• [TO DO]
Shown below is a listing with pictures; reproduce exactly, and only, the lines between the ones containing "Generate a Python" and "from bokeh.resources import INLINE", inclusive, leaving the pictures out.

• [STORED RECORDS]

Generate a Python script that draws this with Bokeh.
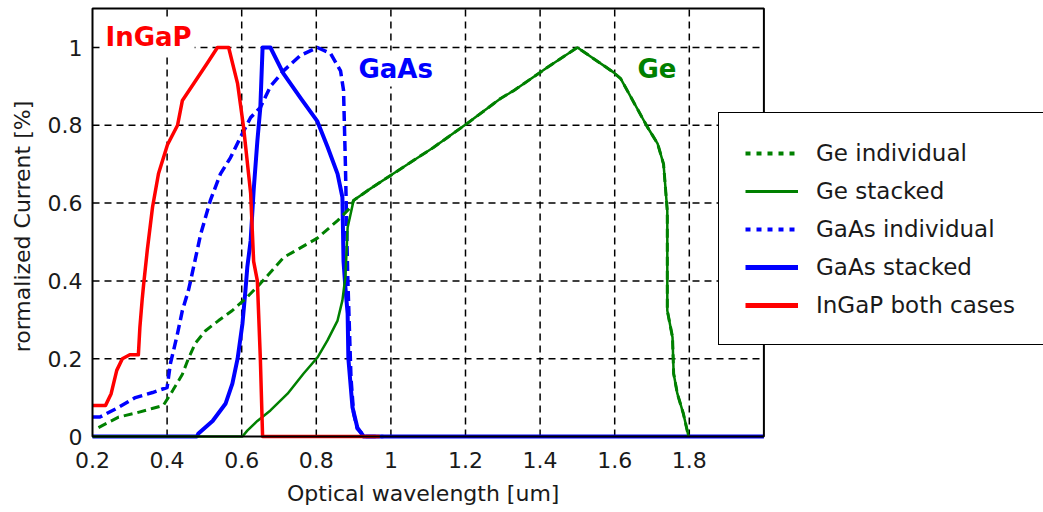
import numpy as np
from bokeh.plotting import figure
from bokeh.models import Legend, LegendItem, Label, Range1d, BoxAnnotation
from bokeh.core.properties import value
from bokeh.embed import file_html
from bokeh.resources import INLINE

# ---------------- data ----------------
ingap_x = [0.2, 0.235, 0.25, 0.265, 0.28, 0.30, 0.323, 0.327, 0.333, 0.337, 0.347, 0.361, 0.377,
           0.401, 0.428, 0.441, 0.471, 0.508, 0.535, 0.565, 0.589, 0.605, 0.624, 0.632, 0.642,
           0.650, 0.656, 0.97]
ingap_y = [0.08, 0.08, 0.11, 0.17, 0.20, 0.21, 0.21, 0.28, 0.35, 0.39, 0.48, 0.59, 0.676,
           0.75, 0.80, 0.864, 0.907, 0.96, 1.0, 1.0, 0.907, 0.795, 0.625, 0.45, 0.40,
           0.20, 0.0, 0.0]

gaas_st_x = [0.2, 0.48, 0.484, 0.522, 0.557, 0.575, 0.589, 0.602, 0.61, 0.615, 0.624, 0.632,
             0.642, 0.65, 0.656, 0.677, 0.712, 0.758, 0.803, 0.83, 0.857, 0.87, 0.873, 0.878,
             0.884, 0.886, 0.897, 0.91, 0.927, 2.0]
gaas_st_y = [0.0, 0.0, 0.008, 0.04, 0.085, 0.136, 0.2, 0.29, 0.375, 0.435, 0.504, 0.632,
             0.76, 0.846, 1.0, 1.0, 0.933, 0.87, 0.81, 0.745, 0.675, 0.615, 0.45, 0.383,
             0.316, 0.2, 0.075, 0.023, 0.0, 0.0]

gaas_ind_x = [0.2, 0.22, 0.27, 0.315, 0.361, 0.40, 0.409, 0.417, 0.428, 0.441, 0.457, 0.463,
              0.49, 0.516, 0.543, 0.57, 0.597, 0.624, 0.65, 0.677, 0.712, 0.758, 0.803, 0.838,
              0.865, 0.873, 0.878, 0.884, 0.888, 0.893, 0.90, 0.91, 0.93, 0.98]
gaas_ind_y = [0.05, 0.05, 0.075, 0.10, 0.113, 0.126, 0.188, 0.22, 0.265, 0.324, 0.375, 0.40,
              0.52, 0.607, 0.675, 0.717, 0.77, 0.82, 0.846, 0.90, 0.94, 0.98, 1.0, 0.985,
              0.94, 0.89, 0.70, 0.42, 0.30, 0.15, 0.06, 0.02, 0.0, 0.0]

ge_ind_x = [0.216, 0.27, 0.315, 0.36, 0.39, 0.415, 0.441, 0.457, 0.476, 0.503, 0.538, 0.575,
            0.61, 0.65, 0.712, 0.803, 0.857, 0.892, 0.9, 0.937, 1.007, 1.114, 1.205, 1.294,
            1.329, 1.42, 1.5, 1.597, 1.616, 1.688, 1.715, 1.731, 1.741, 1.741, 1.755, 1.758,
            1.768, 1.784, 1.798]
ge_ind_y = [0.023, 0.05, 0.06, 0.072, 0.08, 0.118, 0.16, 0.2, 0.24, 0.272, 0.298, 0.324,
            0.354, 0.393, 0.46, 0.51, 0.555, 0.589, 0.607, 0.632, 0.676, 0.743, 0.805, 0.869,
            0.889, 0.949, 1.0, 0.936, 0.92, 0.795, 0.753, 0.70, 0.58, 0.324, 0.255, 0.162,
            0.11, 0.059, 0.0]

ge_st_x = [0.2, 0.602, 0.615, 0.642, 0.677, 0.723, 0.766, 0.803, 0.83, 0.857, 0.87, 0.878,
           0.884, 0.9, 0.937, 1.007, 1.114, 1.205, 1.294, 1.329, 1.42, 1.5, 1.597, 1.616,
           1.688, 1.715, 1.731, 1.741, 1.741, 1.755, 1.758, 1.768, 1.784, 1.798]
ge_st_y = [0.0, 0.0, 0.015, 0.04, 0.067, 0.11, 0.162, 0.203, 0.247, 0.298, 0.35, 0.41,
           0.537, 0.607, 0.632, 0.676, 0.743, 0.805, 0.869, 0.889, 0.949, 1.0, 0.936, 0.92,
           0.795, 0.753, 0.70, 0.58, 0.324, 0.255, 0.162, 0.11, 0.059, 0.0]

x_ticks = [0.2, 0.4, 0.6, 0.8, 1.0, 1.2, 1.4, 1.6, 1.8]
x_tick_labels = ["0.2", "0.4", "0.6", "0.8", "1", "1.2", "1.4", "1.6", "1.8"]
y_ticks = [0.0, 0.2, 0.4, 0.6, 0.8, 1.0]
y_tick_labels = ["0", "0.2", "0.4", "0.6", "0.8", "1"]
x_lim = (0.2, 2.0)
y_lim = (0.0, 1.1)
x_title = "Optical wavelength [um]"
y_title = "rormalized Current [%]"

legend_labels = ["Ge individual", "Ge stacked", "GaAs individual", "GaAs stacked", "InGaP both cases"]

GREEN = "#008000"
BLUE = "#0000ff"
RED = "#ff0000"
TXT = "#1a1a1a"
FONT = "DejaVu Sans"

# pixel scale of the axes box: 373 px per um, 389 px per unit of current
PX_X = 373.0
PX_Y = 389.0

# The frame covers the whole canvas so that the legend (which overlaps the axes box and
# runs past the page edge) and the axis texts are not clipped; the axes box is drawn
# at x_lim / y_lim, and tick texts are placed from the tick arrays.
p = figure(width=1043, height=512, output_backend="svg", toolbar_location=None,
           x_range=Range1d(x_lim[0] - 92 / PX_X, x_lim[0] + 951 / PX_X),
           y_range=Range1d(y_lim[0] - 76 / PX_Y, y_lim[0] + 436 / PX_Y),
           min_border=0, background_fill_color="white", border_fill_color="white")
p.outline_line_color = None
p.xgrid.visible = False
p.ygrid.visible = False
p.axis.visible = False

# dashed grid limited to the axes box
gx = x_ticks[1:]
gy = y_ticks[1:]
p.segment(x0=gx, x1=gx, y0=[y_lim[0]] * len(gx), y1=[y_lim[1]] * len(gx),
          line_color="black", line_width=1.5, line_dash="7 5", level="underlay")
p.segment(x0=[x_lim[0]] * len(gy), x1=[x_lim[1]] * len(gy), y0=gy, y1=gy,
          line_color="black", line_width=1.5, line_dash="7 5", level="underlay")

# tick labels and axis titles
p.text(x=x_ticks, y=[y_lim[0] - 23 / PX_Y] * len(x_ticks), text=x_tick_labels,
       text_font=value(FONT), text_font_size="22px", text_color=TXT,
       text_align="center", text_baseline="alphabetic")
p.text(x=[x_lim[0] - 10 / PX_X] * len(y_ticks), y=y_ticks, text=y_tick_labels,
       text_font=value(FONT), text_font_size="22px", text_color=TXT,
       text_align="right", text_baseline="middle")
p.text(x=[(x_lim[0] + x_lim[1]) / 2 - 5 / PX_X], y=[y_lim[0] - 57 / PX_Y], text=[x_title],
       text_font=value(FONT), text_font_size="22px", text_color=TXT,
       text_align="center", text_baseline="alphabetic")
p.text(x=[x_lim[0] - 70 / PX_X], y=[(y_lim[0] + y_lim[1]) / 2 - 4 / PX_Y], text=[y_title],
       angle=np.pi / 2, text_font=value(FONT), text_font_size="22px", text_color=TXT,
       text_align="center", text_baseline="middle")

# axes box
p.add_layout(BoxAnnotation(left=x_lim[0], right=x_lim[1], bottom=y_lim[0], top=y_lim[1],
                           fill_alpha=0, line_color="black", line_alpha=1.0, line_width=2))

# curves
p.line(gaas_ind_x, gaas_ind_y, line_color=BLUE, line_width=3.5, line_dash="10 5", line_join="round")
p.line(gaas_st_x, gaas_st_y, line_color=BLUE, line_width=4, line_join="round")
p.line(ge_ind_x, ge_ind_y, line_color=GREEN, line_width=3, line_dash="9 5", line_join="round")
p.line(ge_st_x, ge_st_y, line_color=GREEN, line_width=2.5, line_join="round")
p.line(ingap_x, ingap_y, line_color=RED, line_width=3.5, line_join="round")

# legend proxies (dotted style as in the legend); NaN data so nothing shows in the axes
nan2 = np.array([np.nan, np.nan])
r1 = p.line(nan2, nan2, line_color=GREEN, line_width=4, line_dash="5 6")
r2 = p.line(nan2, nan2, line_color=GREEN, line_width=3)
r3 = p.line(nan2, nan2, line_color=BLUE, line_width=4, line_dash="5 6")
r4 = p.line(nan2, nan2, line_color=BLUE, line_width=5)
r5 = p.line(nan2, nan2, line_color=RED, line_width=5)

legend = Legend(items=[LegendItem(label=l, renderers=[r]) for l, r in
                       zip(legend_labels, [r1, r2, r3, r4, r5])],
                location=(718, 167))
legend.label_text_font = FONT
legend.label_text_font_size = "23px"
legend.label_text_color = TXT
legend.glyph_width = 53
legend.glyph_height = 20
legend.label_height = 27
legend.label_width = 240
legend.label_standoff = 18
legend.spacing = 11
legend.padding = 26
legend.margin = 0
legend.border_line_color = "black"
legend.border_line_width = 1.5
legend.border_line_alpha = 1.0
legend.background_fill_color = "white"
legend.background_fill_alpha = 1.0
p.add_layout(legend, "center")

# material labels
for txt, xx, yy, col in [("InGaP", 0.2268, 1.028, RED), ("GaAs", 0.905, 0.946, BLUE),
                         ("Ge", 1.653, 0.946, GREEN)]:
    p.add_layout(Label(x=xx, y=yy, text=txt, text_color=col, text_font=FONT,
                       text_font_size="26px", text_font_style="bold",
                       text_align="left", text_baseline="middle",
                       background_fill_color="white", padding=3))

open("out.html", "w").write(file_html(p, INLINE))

==

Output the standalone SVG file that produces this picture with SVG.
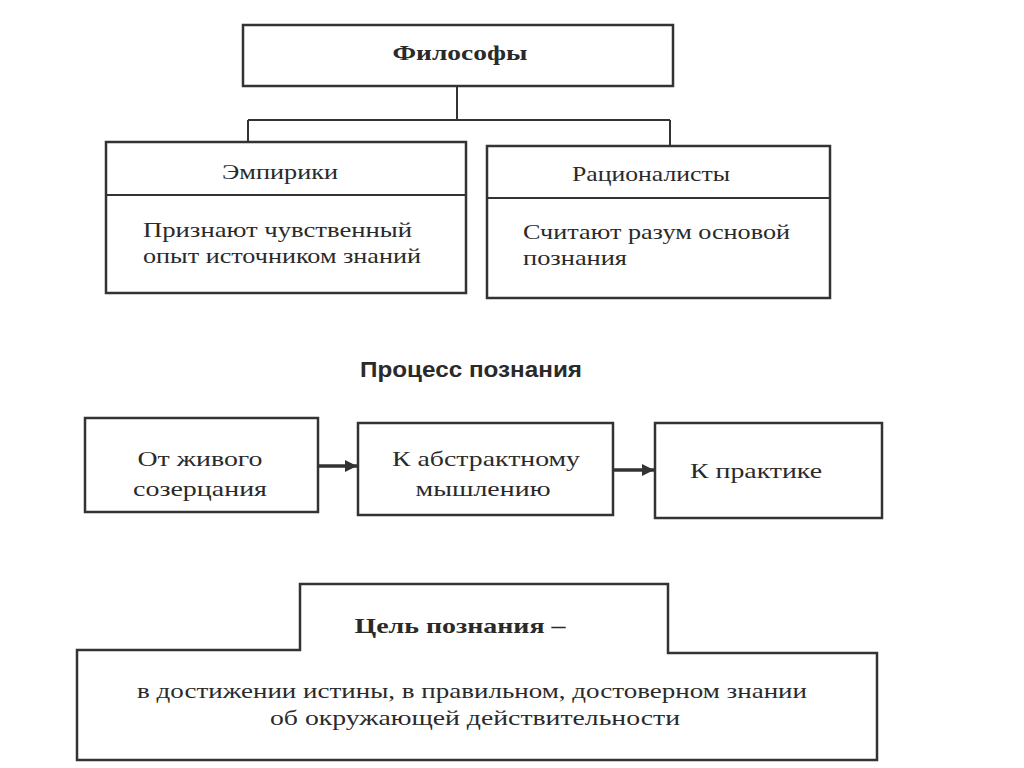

...

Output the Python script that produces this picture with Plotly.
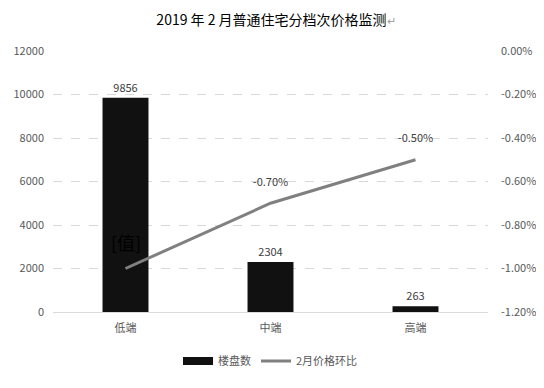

• [TASK ANSWER]
Generate a Python script that draws this with Bokeh.
import numpy as np
from bokeh.plotting import figure
from bokeh.models import Legend, LegendItem, Label, Range1d, BoxAnnotation
from bokeh.core.properties import value
from bokeh.embed import file_html
from bokeh.resources import INLINE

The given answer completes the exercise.